BowFishing Country banner
1 - 11 of 11 Posts

Swamp Phantom

· Registered
Joined
·
136 Posts
Discussion starter · #1 ·
I just copied this by Matt33 from another thread - " i put my chronograph to work earlier with a 45# recurve and a discovery set at 24# and every shot was within 3-4 fps of each other the speeds ranged from 104 to 110fps "

The results he got are very interesting to me because it cuts through all the guessing about how a specific Bow releases its Energy into the Shaft.

If anyone else has Chronograph results, please add them to this thread. To help with the comparisons, listing the following would really help:

1. Model of Bow
2. Draw Weight when Chronographed
3. Let-Off(on Compounds)
4. Draw Length
5. Total Shaft Weight
6. Distance to the Chronograph from the Bow Hand

Should be real interesting if many of you have had an opportunity to chronograph your equipment.
 
Would be interesting to see results from the more popular bows
oneida
cuda
fishhawk
fire eagle
discovery
various recurve draw weights.
i realize that all these do not compare in draw weights, but it would be a good base to work from
 
Would be interesting to see results from the more popular bows
oneida
cuda
fishhawk
fire eagle
discovery
various recurve draw weights.
i realize that all these do not compare in draw weights, but it would be a good base to work from
As some of you may remember, and others try to forget, this test was done on the old site with quite a few of the bows available at the time. Same arrow, same shooter, same chrony, same draw weight and same draw length. The Cuda spanked everything with the recurves needing 15-25 extra lbs of draw weight to catch up. Would be interesting to see the test run again since there are a lot of new bowfishing bows out there and the results might be different now. Someone oughta run this test at one of the bigger tourneys where all of the different bows are available.
 
Good idea OBG! If anyone has a chronograph or access to one bring it to a tourny and shoot some different bows through it. I would be interested to see the differences. Would also be interesting to see if the carbon or carbon spined arrows picked up any velocity
 
Discussion starter · #8 ·
As some of you may remember, and others try to forget, this test was done on the old site with quite a few of the bows available at the time. ....
:grin: Any chance someone might have "saved" the Data for those Chronograph Results? That would be an excellent place to start from.

Really like the idea of someone Chronographing the various Bows at a shoot. HUGE amount of Data in a short time span.
 
:grin: Any chance someone might have "saved" the Data for those Chronograph Results? That would be an excellent place to start from.
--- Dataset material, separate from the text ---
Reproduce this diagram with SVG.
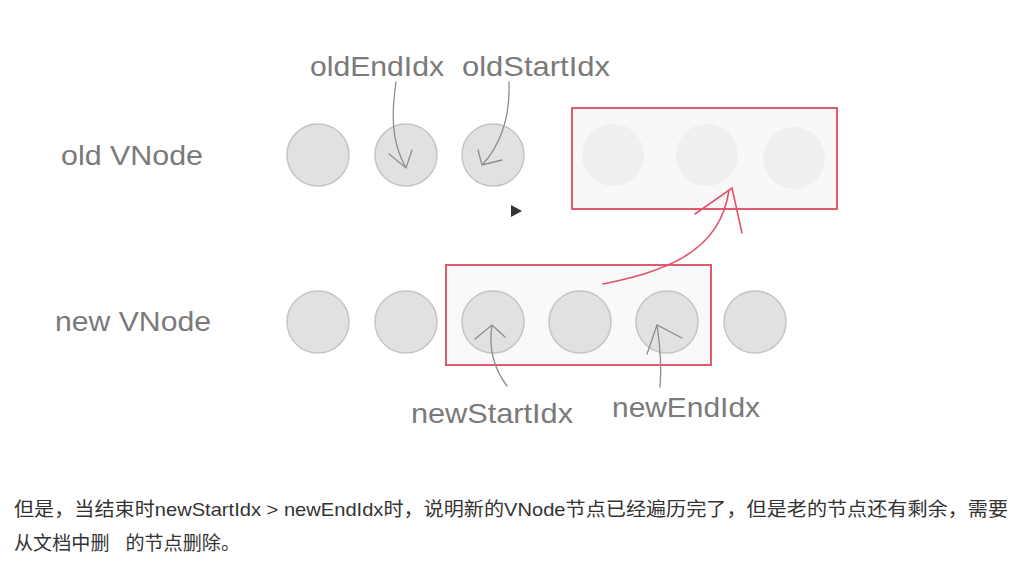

Really like the idea of someone Chronographing the various Bows at a shoot. HUGE amount of Data in a short time span.
Yep and easy to do. One chrony, one scale, one impartial shooter, one arrow with marked draw length and bingo all the my bow sticks fish and yours bounces off threads would be over. With the same arrow faster speed equals more penetration so all the threads could become "my brand X bow is tuned better than your brand Y bow" since "bullethole in the water" tuning would be the only variable.
 
Yep and easy to do. One chrony, one scale, one impartial shooter, one arrow with marked draw length and bingo all the my bow sticks fish and yours bounces off threads would be over. With the same arrow faster speed equals more penetration so all the threads could become "my brand X bow is tuned better than your brand Y bow" since "bullethole in the water" tuning would be the only variable.
That makes a huge difference in performance...a well tuned bow sticks fish way better than a bow that throws arrows poorly.